Prediction keeps local input instant and satisfying.
Deterministic movement logic minimizes correction artifacts.
Small polish (facing, z-index, letterboxing) amplifies perceived quality.
Keep managers focused—clarity aids performance.
Tune buffer size with metrics, not feel alone.
Provide debug overlays early (entity history dots, latency graph).
What could be next ?
Add sprite animation blending (walk vs. idle) triggered by velocity magnitude.
Implement lag simulation slider to test robustness.
Blend reconciliation via easing instead of hard correction.
Introduce network loss % and track visual artifact frequency.
Add camera follow with dead-zone smoothing.
Record average interpolation error over time and auto-adjust smoothing.
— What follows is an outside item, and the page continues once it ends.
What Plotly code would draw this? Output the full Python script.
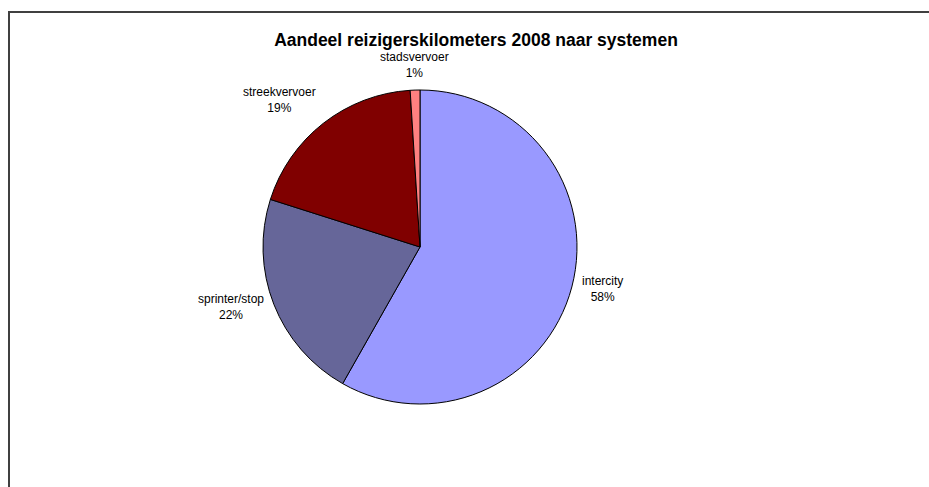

Add fallback to extrapolation when only one snapshot available.
Glossary
| Term | Simple Definition |
| Interpolation | Estimating a position between two known states |
| Prediction | Client estimating immediate future locally |
| Reconciliation | Adjusting predicted state to match server truth |
| Smoothing Factor | Portion of difference applied per frame |
| Time Shift | Rendering slightly behind real time |
| Deterministic | Same inputs always produce same outputs |
| Extrapolation | Estimating forward when future snapshot not yet arrived |
| Jitter | Variation in packet arrival timing |
| RTT (Round Trip Time) | Time for a message to go to server and back |
| Drift | Difference between predicted and authoritative positions |
FAQ
Q: Why not always extrapolate instead of interpolating?
Extrapolation guesses future motion; when guess is wrong, corrections are large. Interpolation relies on known snapshots — smoother under typical jitter.
Q: What if only one snapshot is in history?
Use temporary extrapolation for a single frame, then snap to next real position once available.
Q: Can I use cubic interpolation?
You can, but linear with light smoothing is cheaper and usually indistinguishable for small positional deltas.
Q: Why not send velocity and skip history?
Velocity alone doesn’t capture sudden direction changes; history lets you retroactively align motion.
Q: How do I choose smoothing factor?
Start at 0.15–0.25; plot drift reduction vs. responsiveness; avoid >0.35 unless buffer is tiny.
Closing Reflection
Smooth rendering isn’t a single trick — it is layering: deterministic prediction, modest interpolation, and small polish elements that reinforce believability. Measure, tune, then add complexity only where the numbers justify it.
Note about process: I used AI to help write parts of code, but I made the conception, design choices, reviewed and tested the code as well as written the majority of it. It was a great tool to iterate over ideas.